Either way, by consequence, a variable is simply a memory location.
It's possible to combine the "data size" and "type of data" into a single representation; for example, if you keep track of the fact that a variable name refers to a memory location holding a "16-bit signed integer value", then there is no need to separately track the fact that it's "16 bits" and that it's a "signed integer". There are pros and cons to tracking size and type together or separately; which way you do it is a design decision to be made for your interpreter implementation, and done right, the decision should have no impact on the behavior of a program that is being interpreted.
Since you are mainly interested in integers, you can take the BCPL approach; define a standard integer type for your language and leave it at that. For example, you could declare that every variable is a signed 64-bit integer; in C parlace, an
int64_t. (Apparently, in Python,
int type integer variables are of unlimited magnitude.)
That only leaves mapping from a name to its value within the program being interpreted.
As hkotsubo suggested in a comment, an obvious way to do that within a modern programming language and runtime such as Python is by using a dictionary to map from one to the other. The key (for the dictionary entry) becomes the variable name, or some transformation of the variable name that somehow includes its scope, and the value (of the dictionary entry) becomes the value held by that variable within the program being interpreted.

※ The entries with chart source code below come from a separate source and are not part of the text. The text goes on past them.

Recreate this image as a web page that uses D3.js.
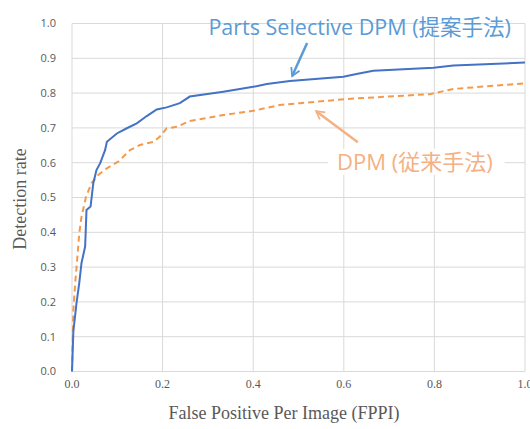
<!DOCTYPE html>
<html><head><meta charset="utf-8">
<script src="https://cdn.jsdelivr.net/npm/d3@7"></script>
<style>body{margin:0;background:#fff}</style>
</head><body>
<svg id="c" width="530" height="429"></svg>
<script>
const xTicks = [0, 0.2, 0.4, 0.6, 0.8, 1.0];
const yTicks = [0, 0.1, 0.2, 0.3, 0.4, 0.5, 0.6, 0.7, 0.8, 0.9, 1.0];
const proposedX = [0,0.003,0.010,0.016,0.021,0.029,0.032,0.041,0.047,0.054,0.062,0.073,0.077,0.099,0.121,0.143,0.165,0.187,0.209,0.238,0.260,0.334,0.400,0.430,0.481,0.599,0.628,0.665,0.798,0.842,1.0];
const proposedY = [0,0.115,0.197,0.254,0.312,0.359,0.464,0.474,0.541,0.579,0.598,0.636,0.660,0.684,0.699,0.713,0.734,0.753,0.759,0.771,0.790,0.804,0.818,0.826,0.835,0.847,0.855,0.864,0.873,0.879,0.888];
const baselineX = [0,0.003,0.007,0.012,0.016,0.021,0.031,0.043,0.058,0.077,0.102,0.128,0.150,0.180,0.194,0.209,0.231,0.260,0.334,0.400,0.459,0.503,0.606,0.790,0.842,1.0];
const baselineY = [0,0.177,0.253,0.330,0.397,0.445,0.502,0.541,0.565,0.584,0.603,0.636,0.651,0.660,0.675,0.699,0.703,0.720,0.737,0.749,0.766,0.771,0.783,0.797,0.812,0.828];
const labelProposed = "Parts Selective DPM (提案手法)";
const labelBaseline = "DPM (従来手法)";

const svg = d3.select("#c");
const L = 72, R = 525, T = 23.5, B = 371.5;
const x = d3.scaleLinear().domain([0, 1]).range([L, R]);
const y = d3.scaleLinear().domain([0, 1]).range([B, T]);

const grid = svg.append("g");
grid.selectAll(".gx").data(xTicks).enter().append("line")
  .attr("x1", d => x(d)).attr("x2", d => x(d)).attr("y1", T).attr("y2", B)
  .attr("stroke", "#d9d9d9").attr("stroke-width", 1);
grid.selectAll(".gy").data(yTicks).enter().append("line")
  .attr("x1", L).attr("x2", R).attr("y1", d => y(d)).attr("y2", d => y(d))
  .attr("stroke", "#d9d9d9").attr("stroke-width", 1);

svg.append("g").selectAll("text").data(yTicks).enter().append("text")
  .attr("x", 56).attr("y", d => y(d)).attr("dy", "0.35em")
  .attr("text-anchor", "end").attr("font-family", "Open Sans, sans-serif")
  .attr("font-size", 11).attr("fill", "#595959").text(d => d.toFixed(1));
svg.append("g").selectAll("text").data(xTicks).enter().append("text")
  .attr("x", d => x(d)).attr("y", 388).attr("text-anchor", "middle")
  .attr("font-family", "Liberation Serif, serif")
  .attr("font-size", 12).attr("fill", "#595959").text(d => d.toFixed(1));

svg.append("text").attr("x", 284).attr("y", 419).attr("text-anchor", "middle")
  .attr("font-family", "Liberation Serif, serif").attr("font-size", 18)
  .attr("fill", "#595959").text("False Positive Per Image (FPPI)");
svg.append("text").attr("transform", "translate(26,199) rotate(-90)")
  .attr("text-anchor", "middle").attr("font-family", "Liberation Serif, serif")
  .attr("font-size", 18).attr("fill", "#595959").text("Detection rate");

const line = d3.line().x(d => x(d[0])).y(d => y(d[1]));
const blue = proposedX.map((v, i) => [v, proposedY[i]]);
const orange = baselineX.map((v, i) => [v, baselineY[i]]);
svg.append("path").datum(orange).attr("d", line).attr("fill", "none")
  .attr("stroke", "#f49a4c").attr("stroke-width", 2).attr("stroke-dasharray", "6,4");
svg.append("path").datum(blue).attr("d", line).attr("fill", "none")
  .attr("stroke", "#4472c4").attr("stroke-width", 2);

const defs = svg.append("defs");
function marker(id, color) {
  defs.append("marker").attr("id", id).attr("viewBox", "0 0 10 10")
    .attr("refX", 8).attr("refY", 5).attr("markerWidth", 4.5).attr("markerHeight", 4.5)
    .attr("orient", "auto").append("path").attr("d", "M1,1 L8,5 L1,9")
    .attr("fill", "none").attr("stroke", color).attr("stroke-width", 1.6);
}
marker("mb", "#5b9bd5");
marker("mo", "#f4b183");

svg.append("line").attr("x1", x(0.519)).attr("y1", y(0.944)).attr("x2", x(0.486)).attr("y2", y(0.849))
  .attr("stroke", "#5b9bd5").attr("stroke-width", 2.5).attr("marker-end", "url(#mb)");
svg.append("line").attr("x1", x(0.631)).attr("y1", y(0.659)).attr("x2", x(0.539)).attr("y2", y(0.748))
  .attr("stroke", "#f4b183").attr("stroke-width", 2.5).attr("marker-end", "url(#mo)");

const fontAnn = "Open Sans, Noto Sans CJK JP, sans-serif";
svg.append("text").attr("x", x(0.635)).attr("y", y(0.99)).attr("dy", "0.35em")
  .attr("text-anchor", "middle").attr("font-family", fontAnn).attr("font-size", 21.5)
  .attr("fill", "#5b9bd5").text(labelProposed);
svg.append("rect").attr("x", x(0.565)).attr("y", y(0.64)).attr("width", x(0.955) - x(0.565))
  .attr("height", y(0.565) - y(0.64)).attr("fill", "#fff");
svg.append("text").attr("x", x(0.757)).attr("y", y(0.602)).attr("dy", "0.35em")
  .attr("text-anchor", "middle").attr("font-family", fontAnn).attr("font-size", 22)
  .attr("fill", "#f4b183").text(labelBaseline);
</script>
</body></html>
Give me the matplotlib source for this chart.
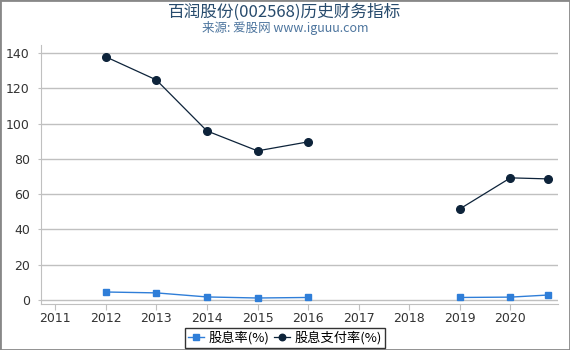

Once you want to support multiple types, simply replace the dictionary entry value with something like (in Python) a
dict instance that includes both type and value. Other languages have different names for much the same concept; for example, C-derived languages like C, C++, Java and C# have
struct (some also have
class), and Pascal and derivatives such as Ada have
record. The concept remains the same: the value that your interpreter is keeping track of itself contains information on both the type and the value of the variable within the scope of the program being interpreted.